▸ **Requirement**: Print the records below exactly, from the line containing "Write the D3.js code for this chart." down to the line containing "88.63, 88.58, 88.53];", both lines included, and omit every picture.

▸ **Supplied data**:
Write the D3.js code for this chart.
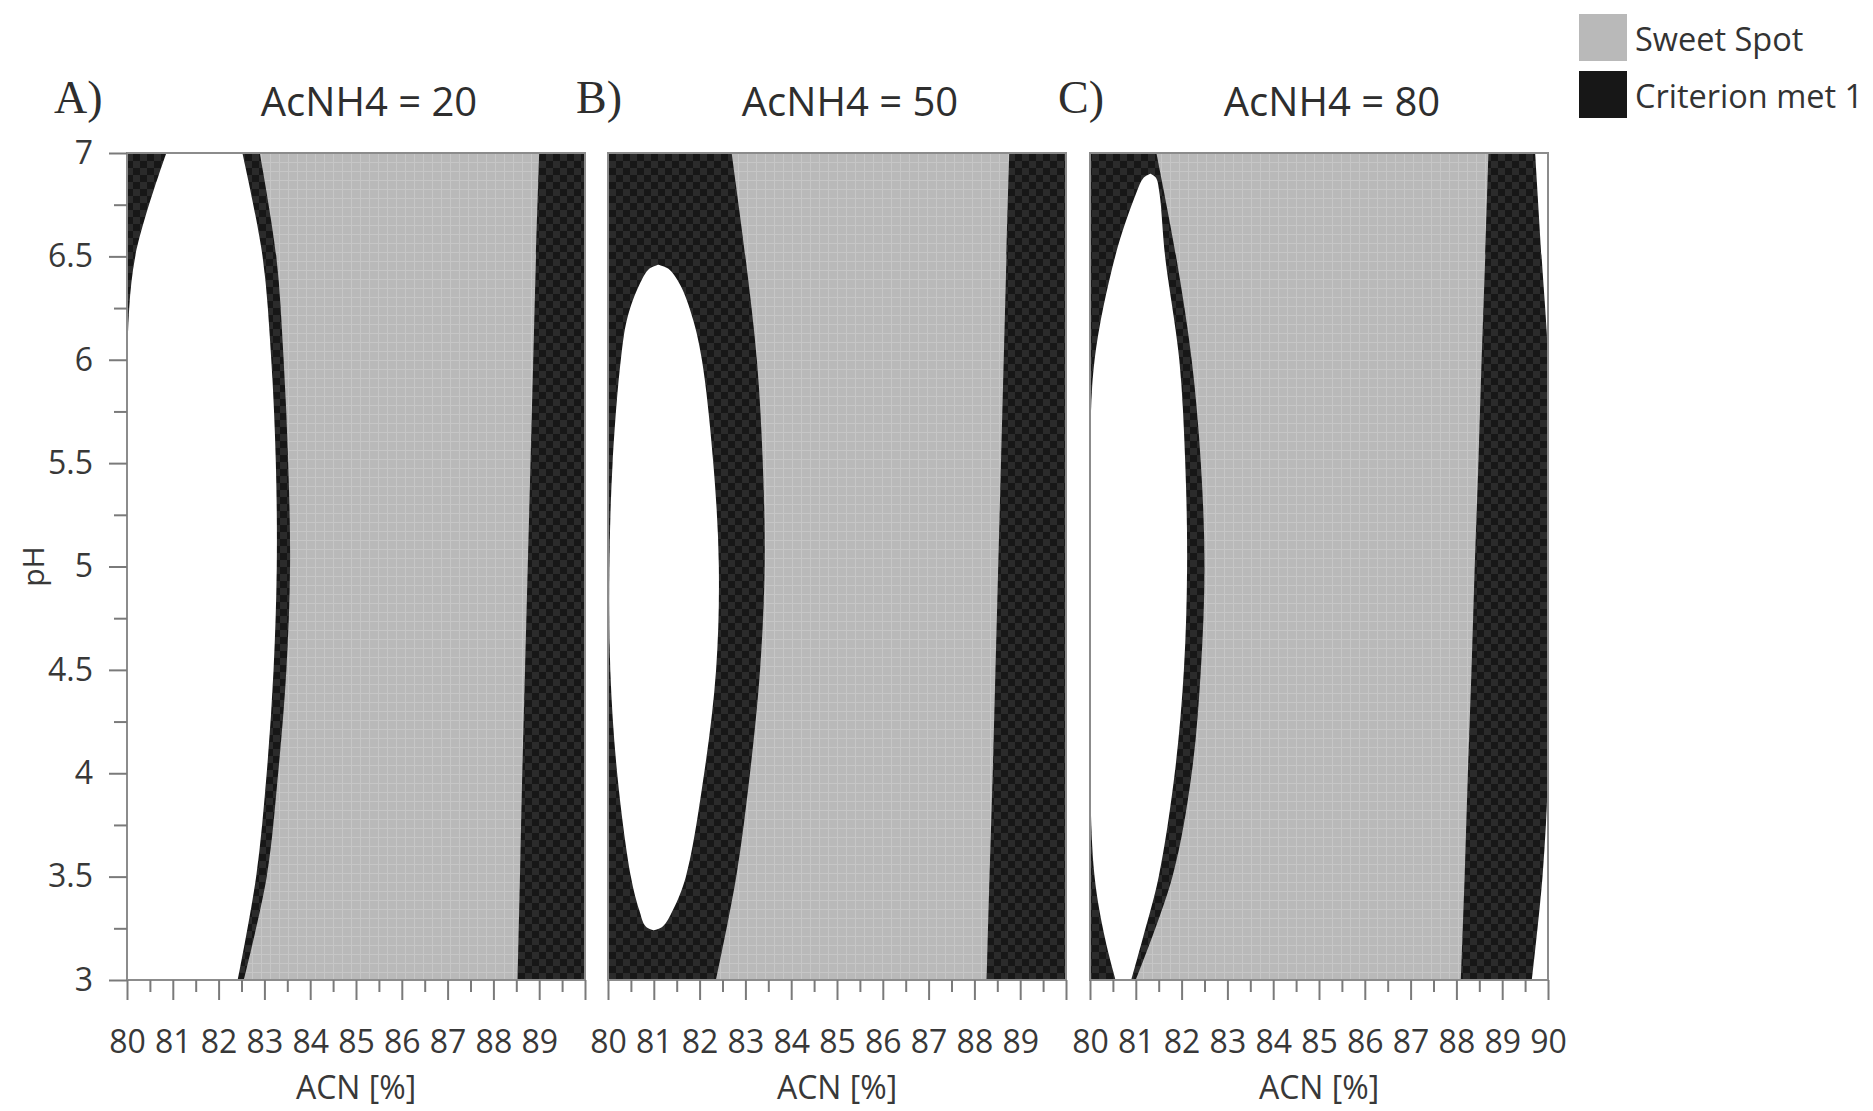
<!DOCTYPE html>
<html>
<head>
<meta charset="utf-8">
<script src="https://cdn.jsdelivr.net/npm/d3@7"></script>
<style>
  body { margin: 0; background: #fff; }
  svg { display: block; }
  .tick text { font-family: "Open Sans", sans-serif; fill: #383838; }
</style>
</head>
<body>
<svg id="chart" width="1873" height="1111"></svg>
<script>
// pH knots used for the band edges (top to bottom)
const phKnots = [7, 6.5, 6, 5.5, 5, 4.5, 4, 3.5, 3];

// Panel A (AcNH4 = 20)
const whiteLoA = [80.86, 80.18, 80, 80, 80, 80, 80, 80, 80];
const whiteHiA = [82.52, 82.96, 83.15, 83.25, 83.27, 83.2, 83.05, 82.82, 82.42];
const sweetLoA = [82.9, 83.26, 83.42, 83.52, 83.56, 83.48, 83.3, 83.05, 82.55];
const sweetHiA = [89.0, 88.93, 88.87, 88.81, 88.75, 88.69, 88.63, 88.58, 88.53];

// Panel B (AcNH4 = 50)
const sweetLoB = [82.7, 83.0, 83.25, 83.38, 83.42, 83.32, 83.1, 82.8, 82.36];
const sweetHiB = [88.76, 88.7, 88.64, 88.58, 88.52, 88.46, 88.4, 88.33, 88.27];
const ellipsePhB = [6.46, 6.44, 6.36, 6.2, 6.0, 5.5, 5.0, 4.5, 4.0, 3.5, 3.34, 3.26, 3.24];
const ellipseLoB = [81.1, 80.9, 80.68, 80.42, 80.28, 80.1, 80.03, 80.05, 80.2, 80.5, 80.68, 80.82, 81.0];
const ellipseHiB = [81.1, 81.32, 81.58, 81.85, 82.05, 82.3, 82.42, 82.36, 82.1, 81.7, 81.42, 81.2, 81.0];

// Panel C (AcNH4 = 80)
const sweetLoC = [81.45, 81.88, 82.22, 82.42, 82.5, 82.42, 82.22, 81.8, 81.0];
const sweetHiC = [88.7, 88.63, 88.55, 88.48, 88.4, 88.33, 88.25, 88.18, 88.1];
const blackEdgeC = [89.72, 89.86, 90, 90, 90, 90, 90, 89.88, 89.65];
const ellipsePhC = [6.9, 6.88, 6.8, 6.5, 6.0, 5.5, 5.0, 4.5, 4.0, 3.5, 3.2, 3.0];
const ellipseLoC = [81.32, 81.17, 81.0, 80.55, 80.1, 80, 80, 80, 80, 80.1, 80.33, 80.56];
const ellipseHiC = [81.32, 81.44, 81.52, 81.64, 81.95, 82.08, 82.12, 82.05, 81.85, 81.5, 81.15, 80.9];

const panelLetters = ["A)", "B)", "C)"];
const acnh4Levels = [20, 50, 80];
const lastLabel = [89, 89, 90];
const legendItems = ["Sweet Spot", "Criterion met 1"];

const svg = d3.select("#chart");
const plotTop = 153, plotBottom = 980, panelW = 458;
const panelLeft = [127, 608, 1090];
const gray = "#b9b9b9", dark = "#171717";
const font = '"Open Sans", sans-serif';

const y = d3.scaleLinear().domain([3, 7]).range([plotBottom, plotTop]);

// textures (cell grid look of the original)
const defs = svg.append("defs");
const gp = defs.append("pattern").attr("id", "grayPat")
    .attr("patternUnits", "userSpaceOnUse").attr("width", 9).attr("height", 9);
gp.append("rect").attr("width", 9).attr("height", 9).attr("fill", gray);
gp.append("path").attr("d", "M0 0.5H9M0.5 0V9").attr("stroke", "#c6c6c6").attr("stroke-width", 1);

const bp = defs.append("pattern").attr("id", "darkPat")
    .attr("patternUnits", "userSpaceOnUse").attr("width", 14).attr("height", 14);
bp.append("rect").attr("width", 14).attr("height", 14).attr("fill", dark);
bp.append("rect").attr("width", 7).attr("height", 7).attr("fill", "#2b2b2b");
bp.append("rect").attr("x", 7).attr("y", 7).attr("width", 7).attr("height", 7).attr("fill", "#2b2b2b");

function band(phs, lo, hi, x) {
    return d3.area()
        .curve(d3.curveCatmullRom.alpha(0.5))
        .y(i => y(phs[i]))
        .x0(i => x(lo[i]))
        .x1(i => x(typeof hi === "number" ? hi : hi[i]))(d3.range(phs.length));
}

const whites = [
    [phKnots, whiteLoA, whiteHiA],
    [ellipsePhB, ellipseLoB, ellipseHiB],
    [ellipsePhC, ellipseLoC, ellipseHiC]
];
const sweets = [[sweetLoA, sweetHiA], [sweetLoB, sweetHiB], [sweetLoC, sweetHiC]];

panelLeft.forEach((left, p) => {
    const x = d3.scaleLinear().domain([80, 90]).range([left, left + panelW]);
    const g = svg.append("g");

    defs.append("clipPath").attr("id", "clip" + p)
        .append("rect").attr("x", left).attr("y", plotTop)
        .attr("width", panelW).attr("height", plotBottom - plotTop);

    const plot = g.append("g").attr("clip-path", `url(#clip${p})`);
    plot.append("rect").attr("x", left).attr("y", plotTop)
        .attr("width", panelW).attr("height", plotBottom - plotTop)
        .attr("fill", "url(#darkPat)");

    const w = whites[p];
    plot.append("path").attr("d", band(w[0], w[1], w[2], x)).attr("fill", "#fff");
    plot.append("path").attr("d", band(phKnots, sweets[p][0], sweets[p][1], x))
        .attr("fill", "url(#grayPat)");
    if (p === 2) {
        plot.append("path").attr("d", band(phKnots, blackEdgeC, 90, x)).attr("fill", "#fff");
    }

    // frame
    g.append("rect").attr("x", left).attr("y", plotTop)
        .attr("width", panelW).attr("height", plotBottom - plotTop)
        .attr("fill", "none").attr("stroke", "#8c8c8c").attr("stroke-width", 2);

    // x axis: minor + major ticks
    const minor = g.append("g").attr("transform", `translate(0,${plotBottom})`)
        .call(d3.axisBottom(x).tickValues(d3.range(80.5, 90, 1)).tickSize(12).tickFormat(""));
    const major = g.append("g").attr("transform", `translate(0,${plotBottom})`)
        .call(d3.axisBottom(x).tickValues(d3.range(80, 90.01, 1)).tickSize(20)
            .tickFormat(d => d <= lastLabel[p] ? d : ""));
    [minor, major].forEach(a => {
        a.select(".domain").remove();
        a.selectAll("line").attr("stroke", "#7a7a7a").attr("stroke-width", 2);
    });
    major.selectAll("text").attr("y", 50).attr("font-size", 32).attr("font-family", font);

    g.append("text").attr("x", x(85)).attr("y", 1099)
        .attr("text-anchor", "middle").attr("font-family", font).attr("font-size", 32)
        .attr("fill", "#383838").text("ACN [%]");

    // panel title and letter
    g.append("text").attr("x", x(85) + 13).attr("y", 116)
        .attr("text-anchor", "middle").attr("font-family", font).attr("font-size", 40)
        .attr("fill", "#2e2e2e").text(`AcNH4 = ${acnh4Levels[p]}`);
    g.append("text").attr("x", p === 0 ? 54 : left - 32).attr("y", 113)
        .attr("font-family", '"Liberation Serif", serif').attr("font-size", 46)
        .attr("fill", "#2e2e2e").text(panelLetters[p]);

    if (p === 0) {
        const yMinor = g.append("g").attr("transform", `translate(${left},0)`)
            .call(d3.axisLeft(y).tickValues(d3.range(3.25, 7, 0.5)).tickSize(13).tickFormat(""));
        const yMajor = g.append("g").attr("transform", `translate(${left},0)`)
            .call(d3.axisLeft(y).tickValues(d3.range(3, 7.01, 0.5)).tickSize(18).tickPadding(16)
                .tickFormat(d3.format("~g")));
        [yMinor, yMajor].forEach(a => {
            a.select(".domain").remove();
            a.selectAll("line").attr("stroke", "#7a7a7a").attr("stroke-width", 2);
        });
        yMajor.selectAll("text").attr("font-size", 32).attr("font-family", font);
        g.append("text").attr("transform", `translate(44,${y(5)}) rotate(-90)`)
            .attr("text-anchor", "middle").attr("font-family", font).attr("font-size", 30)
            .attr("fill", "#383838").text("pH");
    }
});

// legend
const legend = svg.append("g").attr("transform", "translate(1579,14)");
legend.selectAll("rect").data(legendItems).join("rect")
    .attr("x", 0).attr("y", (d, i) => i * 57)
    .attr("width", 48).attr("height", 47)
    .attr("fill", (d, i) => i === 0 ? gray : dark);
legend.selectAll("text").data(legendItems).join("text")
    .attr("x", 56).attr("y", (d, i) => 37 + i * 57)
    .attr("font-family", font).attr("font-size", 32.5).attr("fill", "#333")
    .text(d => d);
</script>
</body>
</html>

---

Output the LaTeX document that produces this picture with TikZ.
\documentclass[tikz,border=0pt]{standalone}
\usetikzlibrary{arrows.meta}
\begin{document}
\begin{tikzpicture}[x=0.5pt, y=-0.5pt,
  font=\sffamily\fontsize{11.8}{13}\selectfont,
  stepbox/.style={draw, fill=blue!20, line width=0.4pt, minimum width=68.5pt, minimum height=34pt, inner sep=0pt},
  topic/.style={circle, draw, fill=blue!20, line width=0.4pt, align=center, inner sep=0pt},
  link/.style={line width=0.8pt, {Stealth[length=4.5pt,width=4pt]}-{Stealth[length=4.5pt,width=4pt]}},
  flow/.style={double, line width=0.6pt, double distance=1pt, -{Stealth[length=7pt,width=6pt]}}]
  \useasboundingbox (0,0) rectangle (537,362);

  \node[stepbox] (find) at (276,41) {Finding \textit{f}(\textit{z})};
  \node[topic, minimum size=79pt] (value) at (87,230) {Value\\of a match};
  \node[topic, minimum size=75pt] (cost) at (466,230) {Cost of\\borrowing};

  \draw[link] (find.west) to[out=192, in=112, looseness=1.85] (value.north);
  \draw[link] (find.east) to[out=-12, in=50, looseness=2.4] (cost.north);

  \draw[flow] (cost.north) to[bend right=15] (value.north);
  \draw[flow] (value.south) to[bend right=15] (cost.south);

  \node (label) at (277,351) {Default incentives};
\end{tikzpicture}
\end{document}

▸ **The reply**:
Write the D3.js code for this chart.
<!DOCTYPE html>
<html>
<head>
<meta charset="utf-8">
<script src="https://cdn.jsdelivr.net/npm/d3@7"></script>
<style>
  body { margin: 0; background: #fff; }
  svg { display: block; }
  .tick text { font-family: "Open Sans", sans-serif; fill: #383838; }
</style>
</head>
<body>
<svg id="chart" width="1873" height="1111"></svg>
<script>
// pH knots used for the band edges (top to bottom)
const phKnots = [7, 6.5, 6, 5.5, 5, 4.5, 4, 3.5, 3];

// Panel A (AcNH4 = 20)
const whiteLoA = [80.86, 80.18, 80, 80, 80, 80, 80, 80, 80];
const whiteHiA = [82.52, 82.96, 83.15, 83.25, 83.27, 83.2, 83.05, 82.82, 82.42];
const sweetLoA = [82.9, 83.26, 83.42, 83.52, 83.56, 83.48, 83.3, 83.05, 82.55];
const sweetHiA = [89.0, 88.93, 88.87, 88.81, 88.75, 88.69, 88.63, 88.58, 88.53];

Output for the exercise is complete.